Recently I saw a video for "I'm the One" on TV. Do you think having something like that broadcast on a national level benefits the band?
Well, we make a video, because in this day and age, you make a video and it's definitely some kind of supplement to the actual music. Back in the early eighties, it wasn't that way, you know, visuals did not play a role in music, and these days, it's just the way that music works. Visuals have become such an important thing that we decided to make a video. But when you make a video, you're making it and hoping that it's gonna get played where ever, like on cable access. MTV can either play it or not play it, and I don't really watch MTV myself. It turns out that they wanted to play that video (I'm the One), and so that was fine with us. We just do it and hope that anyone will play it and it's there for whoever wants to play it. It's not really something where we think that it's a negative thing for the band and in fact, I had a lot of fun making that video in particular. Just having a good time seemed to make it all worthwhile for me.
Since you've been back on the scene, how does the existence of two bands, Descendents and All, work? What is Chad doing when you guys are on tour and what is your role in the vice versa?
He's been doing two things, one being helping us to produce T-shirts because we have our own T-shirt screening facility now. He has also been doing a country band side project and fooling around with that at the Blasting Room, because he likes that stuff. They actually might be putting out a record, so he's obviously keeping himself busy with other music projects. And of course when he comes back into the picture, I'll just go back to being a science geek, so it all works out pretty well. We're just trying to accommodate everyone that's involved with both bands.
What about the decision not to return to SST as the Descendents?
That was mainly because once All left SST, I think they were looking to move on, and when we went to Epitaph, we took both bands with us and decided that would be best.

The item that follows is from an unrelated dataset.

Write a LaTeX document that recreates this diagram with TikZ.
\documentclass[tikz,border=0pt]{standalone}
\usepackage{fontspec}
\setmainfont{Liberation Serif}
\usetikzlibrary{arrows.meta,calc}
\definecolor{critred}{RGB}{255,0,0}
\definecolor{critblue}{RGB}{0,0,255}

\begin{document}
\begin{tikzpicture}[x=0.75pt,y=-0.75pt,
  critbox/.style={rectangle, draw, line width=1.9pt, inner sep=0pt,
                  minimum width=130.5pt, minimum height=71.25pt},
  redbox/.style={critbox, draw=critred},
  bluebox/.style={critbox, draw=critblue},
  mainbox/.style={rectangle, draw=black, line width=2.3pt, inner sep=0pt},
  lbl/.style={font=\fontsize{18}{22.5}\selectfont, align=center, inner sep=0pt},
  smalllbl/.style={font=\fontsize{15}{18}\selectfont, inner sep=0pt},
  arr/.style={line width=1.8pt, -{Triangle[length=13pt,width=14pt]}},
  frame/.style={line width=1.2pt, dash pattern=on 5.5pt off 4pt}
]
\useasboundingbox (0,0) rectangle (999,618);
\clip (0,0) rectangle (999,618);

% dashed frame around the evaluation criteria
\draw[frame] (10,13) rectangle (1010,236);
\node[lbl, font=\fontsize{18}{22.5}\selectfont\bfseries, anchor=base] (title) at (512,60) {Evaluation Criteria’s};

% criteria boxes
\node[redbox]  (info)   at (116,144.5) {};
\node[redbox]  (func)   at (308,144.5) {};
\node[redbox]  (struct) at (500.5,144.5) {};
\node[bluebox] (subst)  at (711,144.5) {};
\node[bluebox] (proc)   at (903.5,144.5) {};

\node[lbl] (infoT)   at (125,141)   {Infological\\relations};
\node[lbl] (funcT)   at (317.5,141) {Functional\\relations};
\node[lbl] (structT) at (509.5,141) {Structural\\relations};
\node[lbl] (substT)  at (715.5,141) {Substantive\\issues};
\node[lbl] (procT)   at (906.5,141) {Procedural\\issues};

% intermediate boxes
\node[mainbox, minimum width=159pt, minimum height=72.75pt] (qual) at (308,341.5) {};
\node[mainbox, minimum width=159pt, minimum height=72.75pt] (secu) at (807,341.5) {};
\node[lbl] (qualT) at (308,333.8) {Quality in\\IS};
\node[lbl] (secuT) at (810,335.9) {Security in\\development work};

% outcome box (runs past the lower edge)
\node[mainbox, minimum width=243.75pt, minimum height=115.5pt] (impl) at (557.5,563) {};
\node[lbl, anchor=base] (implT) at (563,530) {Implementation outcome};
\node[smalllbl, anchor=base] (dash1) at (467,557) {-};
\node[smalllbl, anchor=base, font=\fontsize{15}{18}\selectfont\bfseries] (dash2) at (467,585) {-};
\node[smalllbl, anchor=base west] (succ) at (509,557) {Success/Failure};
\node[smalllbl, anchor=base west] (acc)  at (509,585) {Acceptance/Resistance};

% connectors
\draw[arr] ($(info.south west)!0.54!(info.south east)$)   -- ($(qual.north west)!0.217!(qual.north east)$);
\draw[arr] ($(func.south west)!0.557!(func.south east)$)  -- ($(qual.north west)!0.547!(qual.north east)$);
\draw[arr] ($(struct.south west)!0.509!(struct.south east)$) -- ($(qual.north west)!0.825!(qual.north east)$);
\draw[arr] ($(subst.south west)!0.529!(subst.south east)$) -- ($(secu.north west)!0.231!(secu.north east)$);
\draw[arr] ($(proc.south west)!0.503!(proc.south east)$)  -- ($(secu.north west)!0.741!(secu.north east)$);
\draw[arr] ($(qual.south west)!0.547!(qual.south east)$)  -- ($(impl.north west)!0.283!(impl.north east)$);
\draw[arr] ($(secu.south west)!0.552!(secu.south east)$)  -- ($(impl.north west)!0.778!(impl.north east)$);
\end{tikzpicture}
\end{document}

With your current position at Epitaph, the band sorta takes a role as an "elder" of the label. How does it feel to know that you helped to influence a lot of the other bands on the label with your sound?
It's funny, because I just think of us as another band that's trying to make a connection with all the people out there. We definitely played our role in forming certain band's influences, but that's no different than any of the bands that influenced us when we were growing up. Because of that, I don't really think of it as anything more than a continuum of different influences that pile on top of each other. That's fine for us too, because in this day and age, we don't really care about the musty legacy of whatever and we just want to connect with the here and now. That's a lot more important that relying on any past history or anything.

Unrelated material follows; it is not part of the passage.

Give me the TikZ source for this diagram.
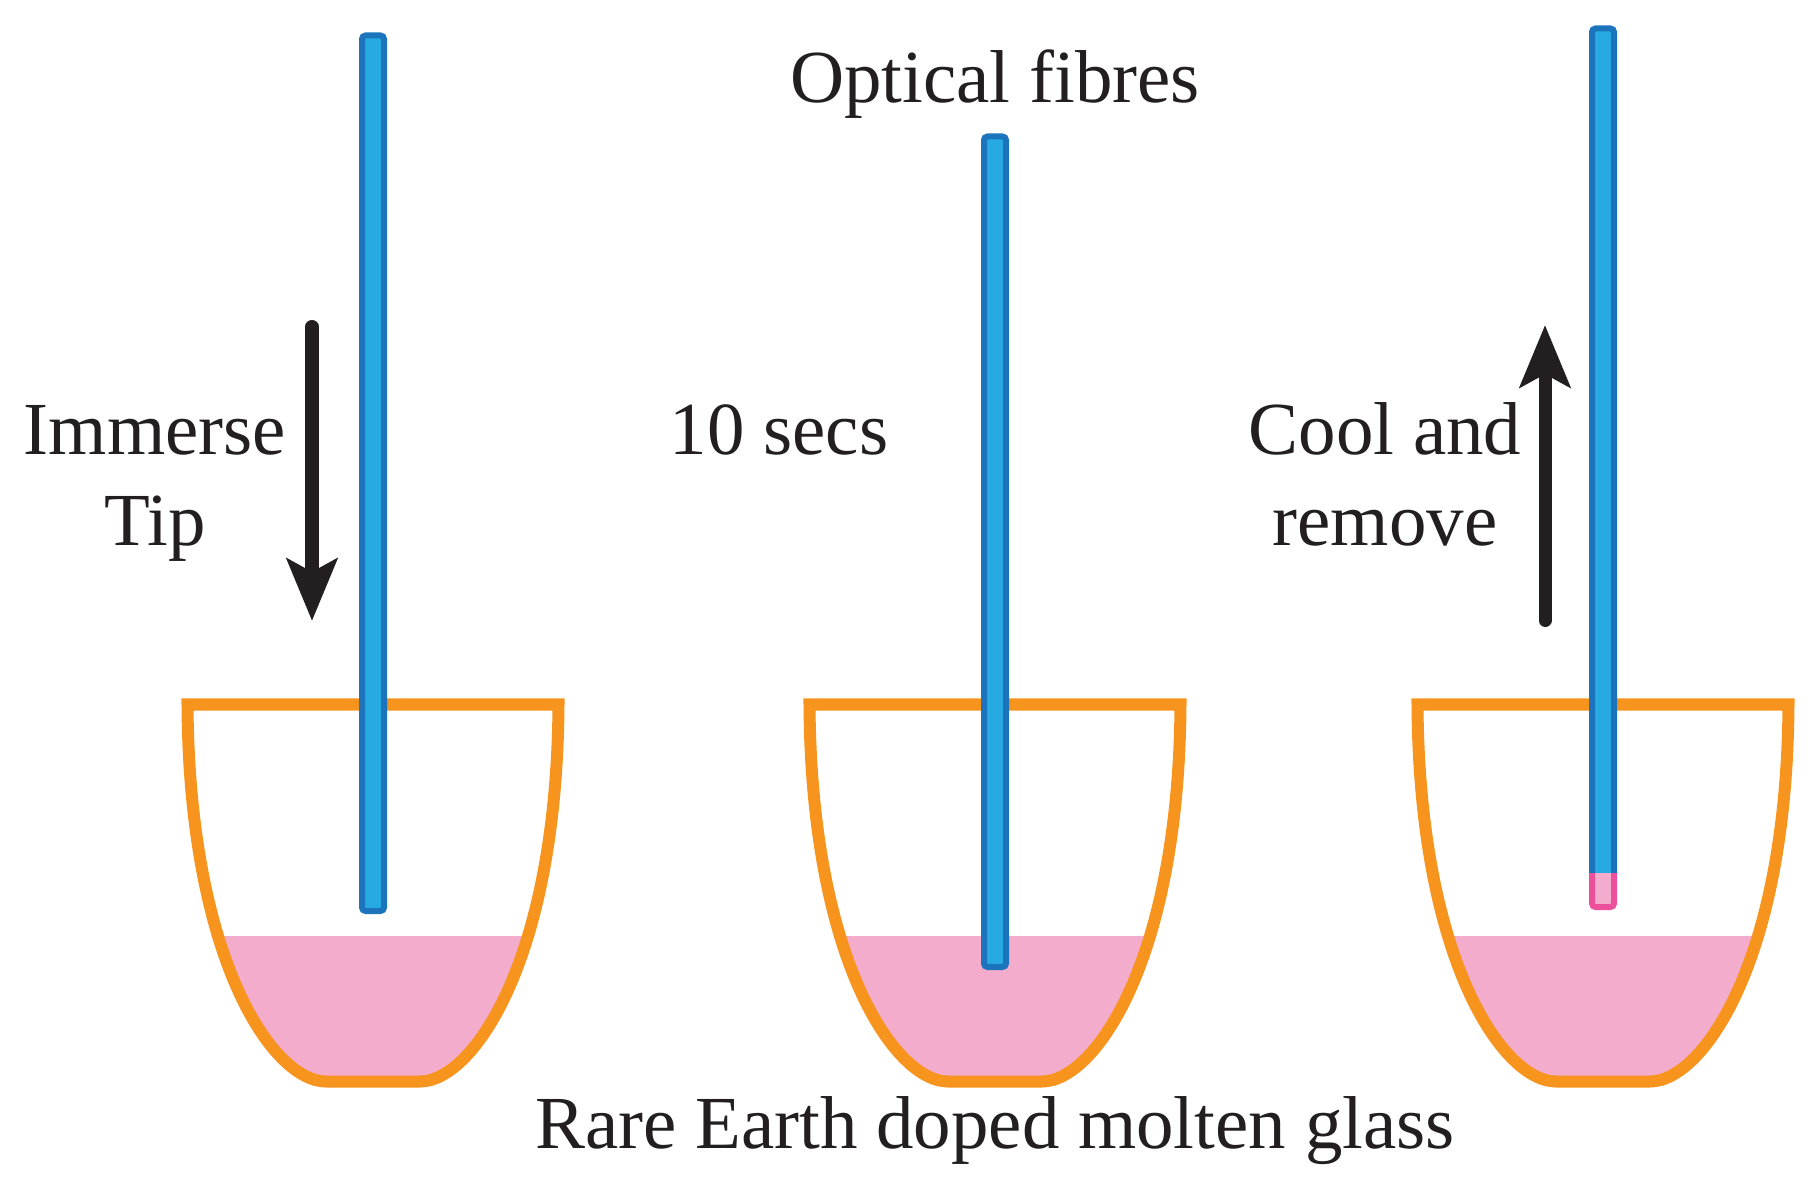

Particularly in the new album, there is songwriting specifically about getting old. Are you guys proud of geezerness, or what?
Well, we're definitely not an age-ist band, but I think it is an issue that we've dealt with before. Like in the song "I Don't Want to Grow Up", you get to a certain age and then it's like, "well now I have to go be responsible", or "now I have to go have a life." And every single time that I've tried to be responsible and have a real career, I just find myself tearing my hair out. The past couple years when I tried to have a scientific career, it was just real frustrating for me. So part of me getting back into music is kinda like saying : "no, fuck it, I need to have some fun and blow off some steam." And all that is part of the same issue of " I Don't Want To Grow Up", which is basically a desire not to be old.
Were most of the Descendents trademark love songs that you are known for based on reality or pathetic aspirations?
Every song about a girl, at least I can speak for my own songs especially, but every love song that we've ever done has been about a real girl that we were having to deal with. I think my own thing about songwriting is that I can only write about things that really exist and that are really happening, as opposed to imaginary situations. That means that if we wrote a song about a girl, it had to have really happened, because I can't just kinda make it up. That makes it a little harder too, because now I'm married and I can't really write songs about being married. I mean that I can't write songs about "oh, baby, you left me!" or whatever because my wife hasn't left me (laughing) . With that I'm kind of in a bind, but I'll figure it out.
Also as a song theme, coffee also seems significant with the Descendents. Is it really that important?
That's something that we've touched on in the past too, like in the song "Kids on Coffee" back in 1986. We've used coffee as our favorite drug of choice since way back in '81 or 82'. It's just something where I think it provides us with a certain spark or charge that makes the music a lot more exciting if we drink a lot of coffee. And besides, it's legal so it's OK (laughing again).
Any parting comments or shout outs?
Thanks to all the kids who support us and come out to see us play, and everyone who has helped us along the road. Rock on.